Ok PK, I don't think you're arguing about strategy, or optics, or “ordinary voters”. You’re actually arguing about who is allowed to be empathised with, and under what conditions.
What has happened is that the moment migrants are presented as human beings rather than abstractions, the conversation immediately shifts to whether that empathy is allowed unless it’s offset, qualified, or domestically pre-approved.
Meanwhile, relentless immigration rhetoric from Reform (and often the Tories), frequently dehumanising, gets a free pass. No balancing requirement. No companion pieces. No hand-wringing about tone.
That’s not realism or fairness.
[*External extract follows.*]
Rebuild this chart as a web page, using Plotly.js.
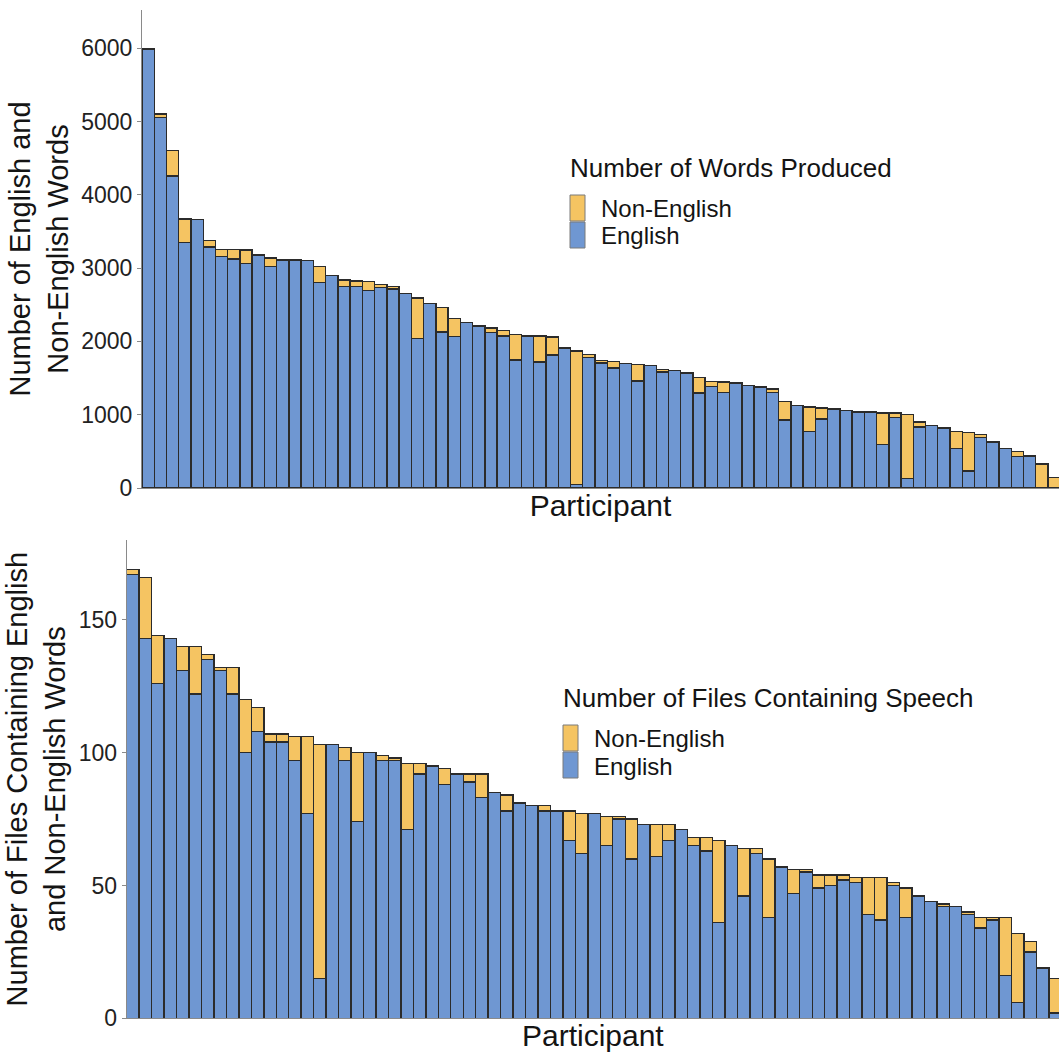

It’s revealing.
Calling this “pious rubbish”, Corbynism, or a messiah complex is just sneering in place of an argument. It avoids saying the quiet part out loud, which is that you’re uncomfortable with migrants being presented as people at all unless it comes with a disclaimer about UK suffering first.
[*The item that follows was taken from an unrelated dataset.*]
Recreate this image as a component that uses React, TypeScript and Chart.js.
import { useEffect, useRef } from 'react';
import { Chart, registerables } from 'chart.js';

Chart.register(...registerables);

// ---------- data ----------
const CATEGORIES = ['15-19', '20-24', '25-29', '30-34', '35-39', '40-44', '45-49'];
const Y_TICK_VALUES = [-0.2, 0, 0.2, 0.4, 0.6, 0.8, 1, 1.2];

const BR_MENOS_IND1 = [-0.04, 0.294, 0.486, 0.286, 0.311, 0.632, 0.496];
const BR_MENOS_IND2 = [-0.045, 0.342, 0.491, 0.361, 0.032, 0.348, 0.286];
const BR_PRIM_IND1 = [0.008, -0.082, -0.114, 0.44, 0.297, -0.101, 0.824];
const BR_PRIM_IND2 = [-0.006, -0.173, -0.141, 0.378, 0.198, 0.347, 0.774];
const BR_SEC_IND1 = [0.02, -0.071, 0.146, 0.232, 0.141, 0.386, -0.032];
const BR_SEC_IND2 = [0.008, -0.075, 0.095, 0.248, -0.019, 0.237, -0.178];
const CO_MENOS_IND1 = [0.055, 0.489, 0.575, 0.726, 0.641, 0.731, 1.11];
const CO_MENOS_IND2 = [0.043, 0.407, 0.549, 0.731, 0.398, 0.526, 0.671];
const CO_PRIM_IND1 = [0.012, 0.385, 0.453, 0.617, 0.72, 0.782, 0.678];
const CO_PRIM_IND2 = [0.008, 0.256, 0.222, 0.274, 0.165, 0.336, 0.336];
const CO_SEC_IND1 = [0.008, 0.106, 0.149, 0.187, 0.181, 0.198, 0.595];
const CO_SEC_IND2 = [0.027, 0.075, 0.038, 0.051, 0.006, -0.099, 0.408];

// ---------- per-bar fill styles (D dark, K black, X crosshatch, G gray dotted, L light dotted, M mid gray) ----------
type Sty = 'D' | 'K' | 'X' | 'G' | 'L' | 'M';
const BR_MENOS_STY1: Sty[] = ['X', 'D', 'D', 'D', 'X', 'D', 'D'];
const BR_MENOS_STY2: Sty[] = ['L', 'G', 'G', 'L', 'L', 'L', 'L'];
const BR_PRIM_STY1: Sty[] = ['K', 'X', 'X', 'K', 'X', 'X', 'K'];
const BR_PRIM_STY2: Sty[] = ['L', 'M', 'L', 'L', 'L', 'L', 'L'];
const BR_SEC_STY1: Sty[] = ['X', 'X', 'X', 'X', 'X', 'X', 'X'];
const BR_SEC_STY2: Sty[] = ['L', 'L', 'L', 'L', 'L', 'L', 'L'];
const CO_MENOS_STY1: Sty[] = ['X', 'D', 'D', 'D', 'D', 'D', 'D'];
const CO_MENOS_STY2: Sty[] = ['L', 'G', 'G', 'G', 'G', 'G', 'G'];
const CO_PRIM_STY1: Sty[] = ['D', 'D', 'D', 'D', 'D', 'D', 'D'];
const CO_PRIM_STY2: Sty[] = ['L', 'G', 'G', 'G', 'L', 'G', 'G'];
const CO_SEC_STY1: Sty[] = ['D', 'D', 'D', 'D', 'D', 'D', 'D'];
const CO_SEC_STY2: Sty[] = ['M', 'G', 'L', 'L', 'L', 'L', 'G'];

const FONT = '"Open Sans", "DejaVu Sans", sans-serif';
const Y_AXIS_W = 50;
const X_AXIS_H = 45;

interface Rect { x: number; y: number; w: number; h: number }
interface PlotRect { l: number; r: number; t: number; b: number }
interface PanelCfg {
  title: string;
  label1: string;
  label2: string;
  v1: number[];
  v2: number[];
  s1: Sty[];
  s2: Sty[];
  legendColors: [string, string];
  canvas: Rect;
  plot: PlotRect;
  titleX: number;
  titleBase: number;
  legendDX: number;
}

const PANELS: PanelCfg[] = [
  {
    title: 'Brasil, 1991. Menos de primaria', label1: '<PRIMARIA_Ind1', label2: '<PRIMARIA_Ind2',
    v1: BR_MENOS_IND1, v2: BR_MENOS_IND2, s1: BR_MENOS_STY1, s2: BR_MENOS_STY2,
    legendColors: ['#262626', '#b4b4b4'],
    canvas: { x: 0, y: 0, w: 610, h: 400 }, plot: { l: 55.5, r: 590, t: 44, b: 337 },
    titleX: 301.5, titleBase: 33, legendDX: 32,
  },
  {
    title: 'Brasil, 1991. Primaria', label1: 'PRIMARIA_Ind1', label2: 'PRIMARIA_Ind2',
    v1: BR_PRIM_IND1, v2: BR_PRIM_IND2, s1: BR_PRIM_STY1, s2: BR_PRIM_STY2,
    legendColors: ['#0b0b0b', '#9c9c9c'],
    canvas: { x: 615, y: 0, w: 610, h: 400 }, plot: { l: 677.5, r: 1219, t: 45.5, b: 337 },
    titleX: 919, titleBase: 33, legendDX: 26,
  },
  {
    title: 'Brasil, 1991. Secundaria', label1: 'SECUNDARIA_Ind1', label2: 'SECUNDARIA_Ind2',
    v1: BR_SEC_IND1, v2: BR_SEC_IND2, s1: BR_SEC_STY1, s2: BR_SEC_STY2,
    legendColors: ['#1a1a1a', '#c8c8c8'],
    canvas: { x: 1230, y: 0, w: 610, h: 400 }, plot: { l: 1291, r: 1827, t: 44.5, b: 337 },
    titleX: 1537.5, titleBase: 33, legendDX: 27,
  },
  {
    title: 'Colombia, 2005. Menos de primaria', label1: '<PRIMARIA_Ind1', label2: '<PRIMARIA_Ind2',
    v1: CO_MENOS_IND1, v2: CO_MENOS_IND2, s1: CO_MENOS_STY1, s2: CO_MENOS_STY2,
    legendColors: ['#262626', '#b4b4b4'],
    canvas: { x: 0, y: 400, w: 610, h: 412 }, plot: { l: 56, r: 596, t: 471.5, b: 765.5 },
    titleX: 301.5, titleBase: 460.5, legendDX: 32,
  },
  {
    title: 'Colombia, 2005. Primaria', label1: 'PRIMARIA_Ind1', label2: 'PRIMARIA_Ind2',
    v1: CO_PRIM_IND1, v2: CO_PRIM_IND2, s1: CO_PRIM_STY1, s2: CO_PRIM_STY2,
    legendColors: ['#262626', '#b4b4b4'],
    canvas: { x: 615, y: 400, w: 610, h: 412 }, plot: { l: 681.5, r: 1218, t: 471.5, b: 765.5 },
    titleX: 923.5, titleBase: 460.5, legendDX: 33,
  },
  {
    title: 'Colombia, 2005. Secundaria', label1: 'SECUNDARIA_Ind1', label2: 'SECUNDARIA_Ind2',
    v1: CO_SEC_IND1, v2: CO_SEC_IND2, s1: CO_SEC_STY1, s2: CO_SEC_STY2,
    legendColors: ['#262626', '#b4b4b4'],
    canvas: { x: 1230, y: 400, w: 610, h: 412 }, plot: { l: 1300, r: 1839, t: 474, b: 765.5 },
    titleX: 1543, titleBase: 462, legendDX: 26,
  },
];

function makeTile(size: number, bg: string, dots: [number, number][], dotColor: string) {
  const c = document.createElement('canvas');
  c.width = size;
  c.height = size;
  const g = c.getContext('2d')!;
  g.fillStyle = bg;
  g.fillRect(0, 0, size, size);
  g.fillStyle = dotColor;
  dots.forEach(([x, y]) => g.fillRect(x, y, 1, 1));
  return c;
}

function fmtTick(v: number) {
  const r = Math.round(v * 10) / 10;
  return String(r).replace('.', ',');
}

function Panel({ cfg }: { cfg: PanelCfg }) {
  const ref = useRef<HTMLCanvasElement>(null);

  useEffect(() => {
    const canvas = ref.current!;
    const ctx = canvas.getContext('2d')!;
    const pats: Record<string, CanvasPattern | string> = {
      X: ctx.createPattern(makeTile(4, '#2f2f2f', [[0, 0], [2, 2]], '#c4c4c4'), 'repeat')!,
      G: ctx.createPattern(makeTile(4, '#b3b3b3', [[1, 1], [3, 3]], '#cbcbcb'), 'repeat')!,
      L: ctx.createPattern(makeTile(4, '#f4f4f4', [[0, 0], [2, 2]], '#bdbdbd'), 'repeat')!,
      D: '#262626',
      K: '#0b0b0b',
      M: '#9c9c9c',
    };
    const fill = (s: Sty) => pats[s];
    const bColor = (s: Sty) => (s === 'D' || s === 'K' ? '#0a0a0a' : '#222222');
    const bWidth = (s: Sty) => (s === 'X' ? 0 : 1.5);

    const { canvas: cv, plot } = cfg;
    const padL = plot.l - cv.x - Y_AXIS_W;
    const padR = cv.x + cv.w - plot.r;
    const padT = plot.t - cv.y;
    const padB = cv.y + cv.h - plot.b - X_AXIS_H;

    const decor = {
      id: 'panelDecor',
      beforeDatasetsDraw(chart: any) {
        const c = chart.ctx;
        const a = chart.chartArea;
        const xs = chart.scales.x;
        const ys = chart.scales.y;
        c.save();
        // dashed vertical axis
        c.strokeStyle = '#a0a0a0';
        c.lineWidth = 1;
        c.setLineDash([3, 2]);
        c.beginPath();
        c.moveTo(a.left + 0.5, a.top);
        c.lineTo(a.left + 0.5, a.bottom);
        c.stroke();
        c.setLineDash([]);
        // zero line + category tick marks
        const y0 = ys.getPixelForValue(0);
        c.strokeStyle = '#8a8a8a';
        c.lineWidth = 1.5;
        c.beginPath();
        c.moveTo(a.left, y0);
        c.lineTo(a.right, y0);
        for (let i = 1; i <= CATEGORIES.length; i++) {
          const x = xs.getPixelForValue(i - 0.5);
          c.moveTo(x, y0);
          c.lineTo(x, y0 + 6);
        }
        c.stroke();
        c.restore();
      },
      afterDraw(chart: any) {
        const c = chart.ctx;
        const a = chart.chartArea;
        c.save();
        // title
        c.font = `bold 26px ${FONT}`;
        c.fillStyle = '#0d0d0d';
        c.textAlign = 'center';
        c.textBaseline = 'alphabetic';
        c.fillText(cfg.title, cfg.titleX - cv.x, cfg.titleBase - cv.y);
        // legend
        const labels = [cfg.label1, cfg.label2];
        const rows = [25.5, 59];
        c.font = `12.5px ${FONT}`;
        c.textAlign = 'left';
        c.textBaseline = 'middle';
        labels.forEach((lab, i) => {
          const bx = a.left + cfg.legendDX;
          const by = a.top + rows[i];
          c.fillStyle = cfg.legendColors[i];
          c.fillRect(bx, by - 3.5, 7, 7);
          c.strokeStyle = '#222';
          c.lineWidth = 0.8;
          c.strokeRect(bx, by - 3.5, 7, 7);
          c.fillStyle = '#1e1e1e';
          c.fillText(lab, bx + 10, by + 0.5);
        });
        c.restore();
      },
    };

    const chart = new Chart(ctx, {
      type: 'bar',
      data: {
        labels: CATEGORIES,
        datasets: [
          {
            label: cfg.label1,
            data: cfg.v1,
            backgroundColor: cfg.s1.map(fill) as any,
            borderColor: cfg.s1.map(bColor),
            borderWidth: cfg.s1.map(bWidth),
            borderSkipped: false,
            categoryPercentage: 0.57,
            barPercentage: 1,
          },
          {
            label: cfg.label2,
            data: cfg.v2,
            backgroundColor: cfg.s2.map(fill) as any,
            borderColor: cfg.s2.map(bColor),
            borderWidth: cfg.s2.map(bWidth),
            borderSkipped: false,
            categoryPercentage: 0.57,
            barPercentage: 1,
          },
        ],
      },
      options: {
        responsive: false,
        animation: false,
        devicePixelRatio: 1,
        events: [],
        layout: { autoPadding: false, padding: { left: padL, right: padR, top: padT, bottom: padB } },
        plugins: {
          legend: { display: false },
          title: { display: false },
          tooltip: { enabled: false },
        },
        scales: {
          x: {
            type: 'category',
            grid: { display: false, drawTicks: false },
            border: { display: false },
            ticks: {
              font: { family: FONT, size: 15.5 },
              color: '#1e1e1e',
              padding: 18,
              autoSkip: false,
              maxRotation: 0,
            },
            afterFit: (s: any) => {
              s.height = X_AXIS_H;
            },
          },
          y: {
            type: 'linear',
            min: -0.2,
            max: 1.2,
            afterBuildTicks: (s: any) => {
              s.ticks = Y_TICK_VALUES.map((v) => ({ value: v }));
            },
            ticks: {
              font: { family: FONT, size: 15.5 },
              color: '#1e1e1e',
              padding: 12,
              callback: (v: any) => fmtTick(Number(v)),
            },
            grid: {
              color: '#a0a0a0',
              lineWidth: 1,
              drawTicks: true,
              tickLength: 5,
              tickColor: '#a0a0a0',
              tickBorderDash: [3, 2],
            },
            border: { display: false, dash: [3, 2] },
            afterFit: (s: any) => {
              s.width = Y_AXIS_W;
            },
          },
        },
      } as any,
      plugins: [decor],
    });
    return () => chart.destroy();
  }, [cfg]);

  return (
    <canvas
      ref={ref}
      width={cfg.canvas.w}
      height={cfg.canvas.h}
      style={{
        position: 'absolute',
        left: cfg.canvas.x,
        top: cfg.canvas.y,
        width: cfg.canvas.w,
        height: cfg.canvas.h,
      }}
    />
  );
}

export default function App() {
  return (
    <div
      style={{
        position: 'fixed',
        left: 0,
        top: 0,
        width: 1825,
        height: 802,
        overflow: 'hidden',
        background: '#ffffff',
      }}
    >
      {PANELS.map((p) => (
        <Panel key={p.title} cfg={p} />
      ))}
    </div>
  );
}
You keep insisting you’re asking a “simple question”, but it’s already been answered. Polanski talks constantly about domestic issues: housing, poverty, cost of living, on TV, radio, QT, podcasts, YouTube. You keep ignonoring that and saying you haven't been answered, so i keep making the point.
If you think humanising migrants is wrong, say that.
If you think voters can’t hold more than one moral concern at once, say that.
Once empathy has to be balanced to be permitted, it stops being empathy.